Having plenty of contact with reality is still kind of vague, if it's relative to what's important to you for a confirmation bias effect, so be it. But simply putting in the conversations constantly and including a part of your roadmap between what you want to build, what customers are saying, bug fixes, and long term dev (5-10%) can lower your risk much more.

Building what people want vs building what they need
More guessing or deciding what they need/want vs verifying with them first.

The rub is there’s no value to build it until it’s verified a little (email addresses and LOI/CC pre auth) first.

Totally agree with this, as the one typically ideating, sometimes ideas for products just appear in my head, and then I explore if they are useful and solve a problem. This has worked well for me. I don't think there should be hard rules in how to come with ideas, brainstorming sessions should be free flowing and allow room for exploration. Sometimes silly ideas can trigger discussion paths to good ideas.
But they did start by solving specific problems. Facebook absolutely wasn't a new technology either.
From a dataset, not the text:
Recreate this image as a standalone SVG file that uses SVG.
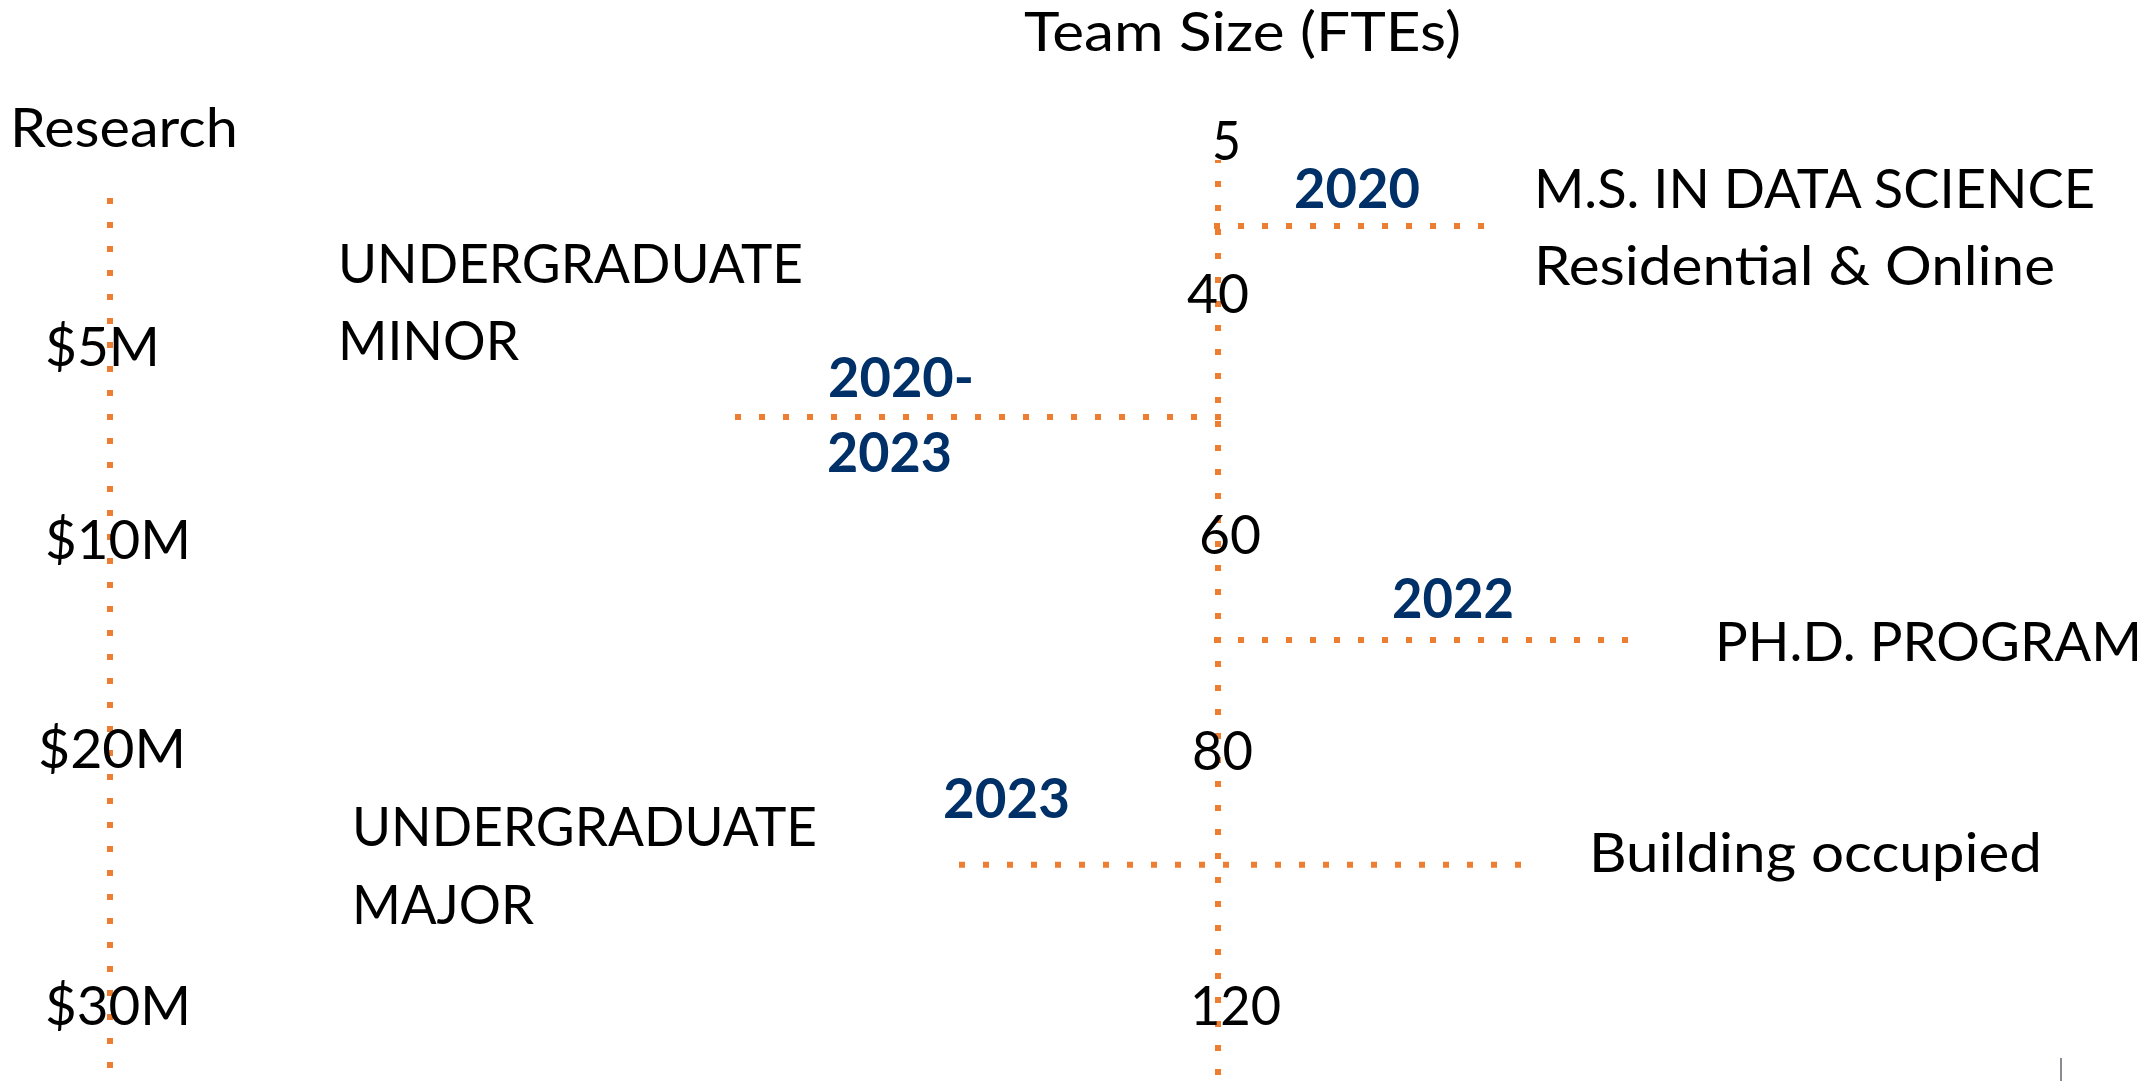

> think an equally valid approach is to start building something that you think should exist in the world

Does the thing you think that should exist in the world really not solve any problems?

> Amazon never set out to solve specific problems, but rather found cool new applications for maturing technologies.

This (timing the market) is probably the most important aspect of building any hyper-growth business. Also explains why early-stage investors tend to jump from one hype to another like no tomorrow.

Jeff Bezos in June 1997 explaining why now and why books: https://youtu.be/rWRbTnE1PEM / mirror: https://ghostarchive.org/varchive/rWRbTnE1PEM

> I think an equally valid approach is to start building something that you think should exist in the world

Certainly we overall benefit from people trying this.

I think it far, far less likely to work, but if you fully believe in your "thing", you aren't looking at it statistically anyway.